The river then travels approximately 100 miles down the Sequatchie Valley, which parallels Hwy. 127, until it joins the Tennessee River beyond Chattanooga near the Tennessee-Alabama state line. 

Drop a stick in the water of the Sequatchie and look for it the next time you visit New Orleans.

The Sequatchie is not a whitewater thrill ride like the Ocoee River in Tennessee. There used to be a canoe rental company in Dunlap whose advertising slogan was “gentle thrills on the historic Sequatchie river.”

I visited the Head of the Sequatchie area a week ago at an event led by Tennessee State Naturalist Randy Hedgepath. Ranger Hedgepath is equally knowledgeable about birds, mammals, geology, wildflowers and Tennessee history, and he explains it all with a sense of humor.

The short walk around the area revealed many varieties of wildflowers already in bloom or ones that will be soon. 

We saw trout lily, trillium, spring beauty, bloodroot, bluebells, violets, hepatica and others. Some parts of fields were covered in white with spring beauty flowers. 

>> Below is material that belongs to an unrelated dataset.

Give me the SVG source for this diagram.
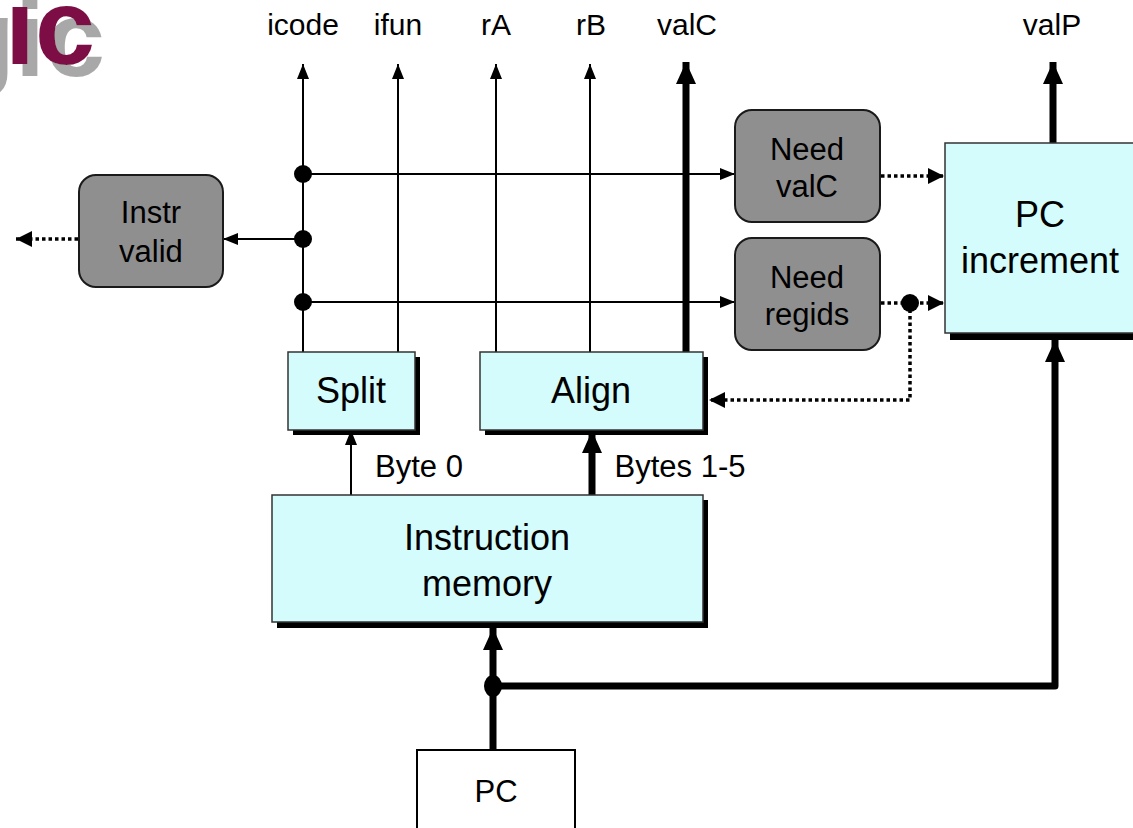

It should only be better by the time you read this. Take your wildflower book or wildflower knowledgeable friend, if you have one.

A short quarter mile hike takes you to Devil’s Step Hollow Cave which is a significant archaeological site of native American petroglyph. The cave is so important that it is gated and protected, but you can see the entrance from the edge of the sinkhole where it sits. 

When I was there, the area around the entrance was surrounded by hundreds of wildflowers that thrive due to the year-round temperate air from the cave.

The Head of the Sequatchie is part of the Cumberland Trail State Park and includes the headquarters of the 300-mile-long park. Currently, the Cumberland Trail is being rerouted down Brady Mountain, through this area and onto Hinch Mountain, where it will connect to completed trail further south.

To visit the Head of the Sequatchie, look on Google maps for Devil’s Step Hollow. It is about 9 miles south of the entrance to Cumberland Mountain State Park on old state Hwy. 28, off Hwy. 127, but there are no signs until you get there.

Like the gentle river itself, the Head of the Sequatchie area is perfect for a pleasant sunny weekend day to spend a few hours enjoying nature, history and geology and declaring that you have discovered the undisputed source of the Sequatchie.

The area is open every Saturday and Sunday and is definitely worth the visit.